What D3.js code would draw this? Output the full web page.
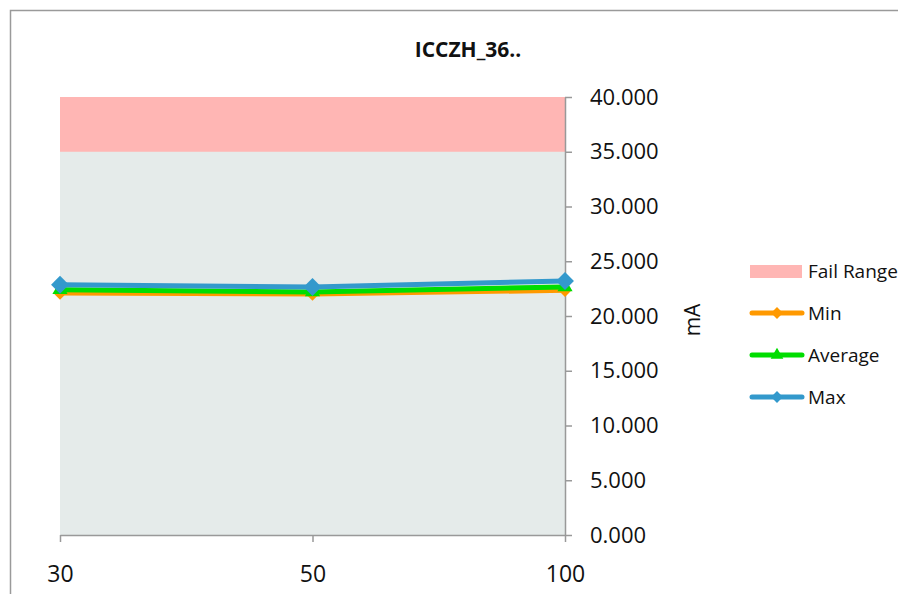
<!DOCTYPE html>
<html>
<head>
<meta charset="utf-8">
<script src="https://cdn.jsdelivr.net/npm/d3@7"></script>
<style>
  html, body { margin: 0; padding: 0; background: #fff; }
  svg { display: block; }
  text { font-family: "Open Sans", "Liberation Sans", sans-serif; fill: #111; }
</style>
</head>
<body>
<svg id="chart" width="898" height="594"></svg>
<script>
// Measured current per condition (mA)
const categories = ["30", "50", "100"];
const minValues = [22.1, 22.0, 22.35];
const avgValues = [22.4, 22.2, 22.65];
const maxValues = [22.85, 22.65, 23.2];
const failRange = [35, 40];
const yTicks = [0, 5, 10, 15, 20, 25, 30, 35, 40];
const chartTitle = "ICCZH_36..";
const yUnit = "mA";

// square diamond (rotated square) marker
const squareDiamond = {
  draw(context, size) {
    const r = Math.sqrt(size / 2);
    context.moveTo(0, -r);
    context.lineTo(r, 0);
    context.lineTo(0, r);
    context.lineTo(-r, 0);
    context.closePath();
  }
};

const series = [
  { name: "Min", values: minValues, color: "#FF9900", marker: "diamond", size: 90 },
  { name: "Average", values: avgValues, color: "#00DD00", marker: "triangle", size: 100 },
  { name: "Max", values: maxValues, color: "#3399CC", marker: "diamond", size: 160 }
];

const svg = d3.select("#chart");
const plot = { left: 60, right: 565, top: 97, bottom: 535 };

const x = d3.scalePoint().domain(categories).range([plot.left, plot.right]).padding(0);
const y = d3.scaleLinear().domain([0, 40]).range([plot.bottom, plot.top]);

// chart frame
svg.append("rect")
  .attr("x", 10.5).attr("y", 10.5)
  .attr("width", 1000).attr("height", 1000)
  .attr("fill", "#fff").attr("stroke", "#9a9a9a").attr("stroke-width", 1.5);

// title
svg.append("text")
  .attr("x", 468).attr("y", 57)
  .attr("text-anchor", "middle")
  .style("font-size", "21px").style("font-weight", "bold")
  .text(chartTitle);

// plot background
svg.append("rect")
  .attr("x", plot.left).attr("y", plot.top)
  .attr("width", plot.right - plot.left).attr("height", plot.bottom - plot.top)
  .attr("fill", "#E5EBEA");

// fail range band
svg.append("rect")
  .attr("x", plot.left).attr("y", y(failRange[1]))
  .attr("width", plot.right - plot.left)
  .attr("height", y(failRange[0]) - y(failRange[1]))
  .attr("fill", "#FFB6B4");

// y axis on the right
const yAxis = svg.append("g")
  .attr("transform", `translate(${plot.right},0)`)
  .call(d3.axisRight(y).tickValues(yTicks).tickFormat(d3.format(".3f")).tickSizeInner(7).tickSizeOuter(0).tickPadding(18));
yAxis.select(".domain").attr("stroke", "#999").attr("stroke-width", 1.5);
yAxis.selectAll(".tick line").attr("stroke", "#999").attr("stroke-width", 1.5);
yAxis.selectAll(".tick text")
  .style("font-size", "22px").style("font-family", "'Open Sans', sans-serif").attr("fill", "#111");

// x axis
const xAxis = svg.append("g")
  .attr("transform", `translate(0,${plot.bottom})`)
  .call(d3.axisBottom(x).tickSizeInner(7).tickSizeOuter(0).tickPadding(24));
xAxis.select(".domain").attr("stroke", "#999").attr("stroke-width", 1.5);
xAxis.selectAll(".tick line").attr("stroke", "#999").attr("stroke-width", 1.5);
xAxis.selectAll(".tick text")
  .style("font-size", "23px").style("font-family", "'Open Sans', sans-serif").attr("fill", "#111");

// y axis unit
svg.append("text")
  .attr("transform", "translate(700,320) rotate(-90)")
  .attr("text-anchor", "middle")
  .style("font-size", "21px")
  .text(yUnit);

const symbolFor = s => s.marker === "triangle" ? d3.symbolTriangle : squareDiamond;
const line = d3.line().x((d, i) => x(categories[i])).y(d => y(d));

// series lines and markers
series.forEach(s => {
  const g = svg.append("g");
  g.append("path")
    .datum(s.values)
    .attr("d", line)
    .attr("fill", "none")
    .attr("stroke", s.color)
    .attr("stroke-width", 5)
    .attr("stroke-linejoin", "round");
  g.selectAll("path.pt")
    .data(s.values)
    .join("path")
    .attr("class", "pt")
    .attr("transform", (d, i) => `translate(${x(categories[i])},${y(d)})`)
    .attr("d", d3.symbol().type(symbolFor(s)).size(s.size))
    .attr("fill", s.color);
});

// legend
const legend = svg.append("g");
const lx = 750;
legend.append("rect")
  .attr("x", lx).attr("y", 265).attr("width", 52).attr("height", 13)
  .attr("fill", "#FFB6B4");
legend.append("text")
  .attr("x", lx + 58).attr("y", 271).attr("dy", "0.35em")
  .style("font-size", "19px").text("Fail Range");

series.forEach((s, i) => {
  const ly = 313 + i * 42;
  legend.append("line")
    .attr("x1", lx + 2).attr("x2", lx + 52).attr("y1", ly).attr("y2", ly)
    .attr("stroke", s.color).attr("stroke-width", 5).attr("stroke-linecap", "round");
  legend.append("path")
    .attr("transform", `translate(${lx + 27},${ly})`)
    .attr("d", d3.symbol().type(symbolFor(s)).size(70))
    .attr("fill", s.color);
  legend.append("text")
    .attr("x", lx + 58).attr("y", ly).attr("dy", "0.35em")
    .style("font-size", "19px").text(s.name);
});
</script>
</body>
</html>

* * *

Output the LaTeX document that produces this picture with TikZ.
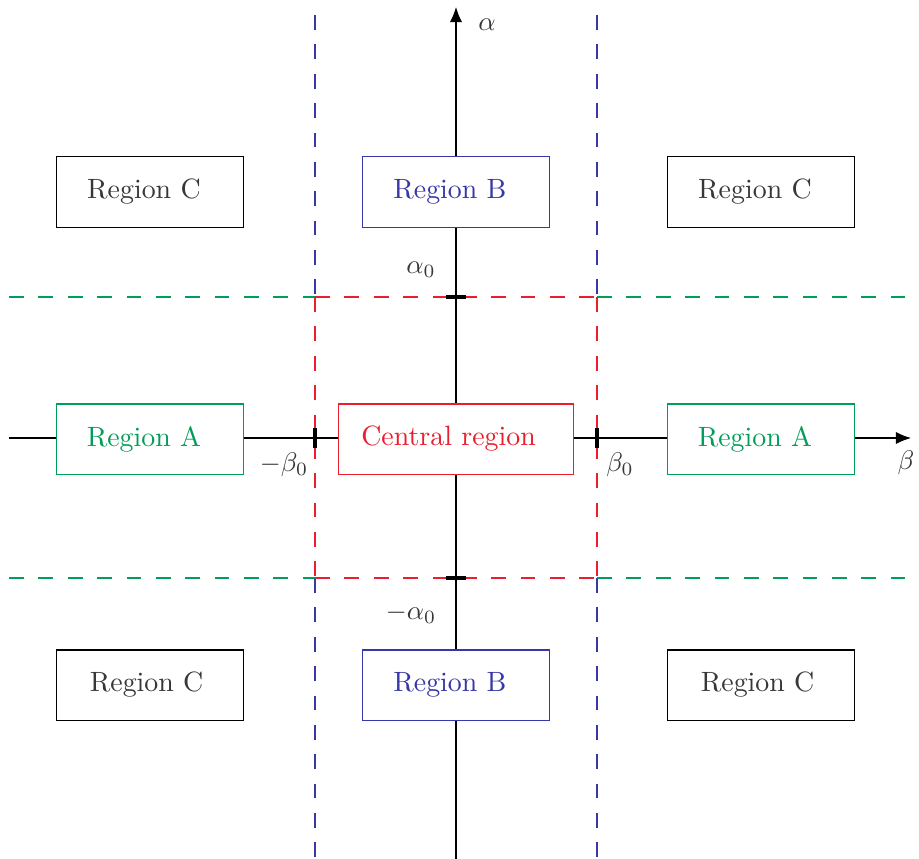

---

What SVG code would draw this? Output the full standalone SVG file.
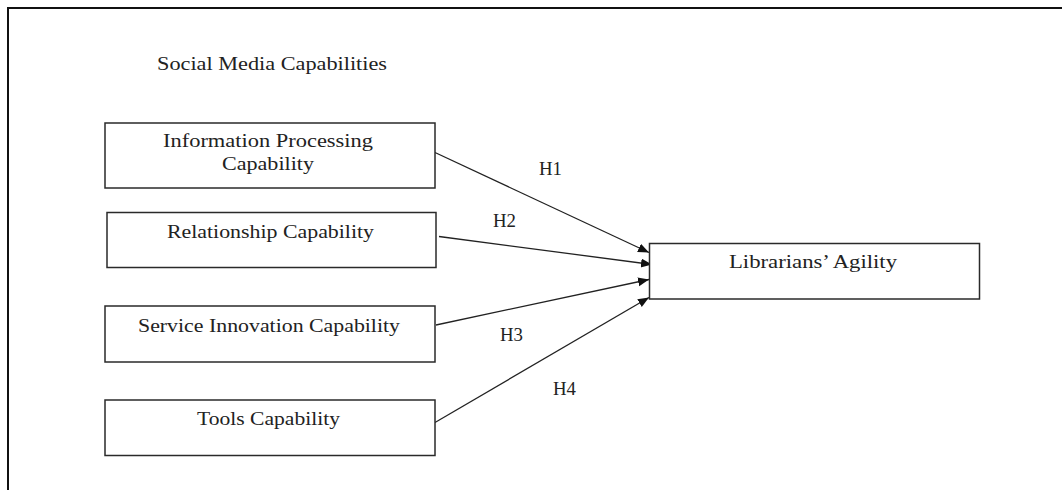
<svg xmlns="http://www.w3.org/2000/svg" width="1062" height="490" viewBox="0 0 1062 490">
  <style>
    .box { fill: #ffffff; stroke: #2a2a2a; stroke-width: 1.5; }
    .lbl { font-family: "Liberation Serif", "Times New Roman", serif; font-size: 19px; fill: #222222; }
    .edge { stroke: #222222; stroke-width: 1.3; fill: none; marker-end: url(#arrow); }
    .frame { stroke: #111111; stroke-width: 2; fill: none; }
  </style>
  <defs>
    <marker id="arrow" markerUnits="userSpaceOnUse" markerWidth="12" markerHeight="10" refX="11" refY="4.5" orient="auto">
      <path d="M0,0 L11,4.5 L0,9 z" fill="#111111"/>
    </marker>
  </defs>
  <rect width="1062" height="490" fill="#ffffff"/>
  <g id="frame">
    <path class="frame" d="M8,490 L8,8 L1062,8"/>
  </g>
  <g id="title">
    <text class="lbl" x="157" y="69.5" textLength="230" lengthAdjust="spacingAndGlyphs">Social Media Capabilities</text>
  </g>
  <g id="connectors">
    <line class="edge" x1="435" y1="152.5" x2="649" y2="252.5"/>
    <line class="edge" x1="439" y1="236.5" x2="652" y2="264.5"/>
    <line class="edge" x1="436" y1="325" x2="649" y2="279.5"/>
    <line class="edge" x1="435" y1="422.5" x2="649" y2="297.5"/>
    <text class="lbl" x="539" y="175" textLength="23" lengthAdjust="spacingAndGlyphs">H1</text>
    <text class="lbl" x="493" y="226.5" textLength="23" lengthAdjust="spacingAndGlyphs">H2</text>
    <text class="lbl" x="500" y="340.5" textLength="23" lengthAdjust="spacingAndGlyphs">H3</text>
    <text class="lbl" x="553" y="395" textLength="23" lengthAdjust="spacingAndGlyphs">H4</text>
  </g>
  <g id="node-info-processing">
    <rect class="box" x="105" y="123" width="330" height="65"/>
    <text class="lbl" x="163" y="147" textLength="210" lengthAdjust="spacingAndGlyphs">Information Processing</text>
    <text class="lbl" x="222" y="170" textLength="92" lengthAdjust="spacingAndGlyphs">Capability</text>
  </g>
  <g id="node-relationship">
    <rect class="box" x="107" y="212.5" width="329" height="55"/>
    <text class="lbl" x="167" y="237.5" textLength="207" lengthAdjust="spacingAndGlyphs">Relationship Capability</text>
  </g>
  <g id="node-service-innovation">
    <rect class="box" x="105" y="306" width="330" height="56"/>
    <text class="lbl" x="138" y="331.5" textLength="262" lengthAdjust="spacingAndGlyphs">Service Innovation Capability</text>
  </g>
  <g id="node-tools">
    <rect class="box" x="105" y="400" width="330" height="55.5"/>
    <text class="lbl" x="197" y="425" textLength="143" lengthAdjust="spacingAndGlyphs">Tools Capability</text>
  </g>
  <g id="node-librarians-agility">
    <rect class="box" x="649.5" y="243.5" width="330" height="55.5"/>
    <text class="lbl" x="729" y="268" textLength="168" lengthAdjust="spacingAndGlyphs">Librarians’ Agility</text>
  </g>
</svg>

The exercise:
Return every line from the records above that holds the word "code".

Task solution:
What D3.js code would draw this? Output the full web page.
What SVG code would draw this? Output the full standalone SVG file.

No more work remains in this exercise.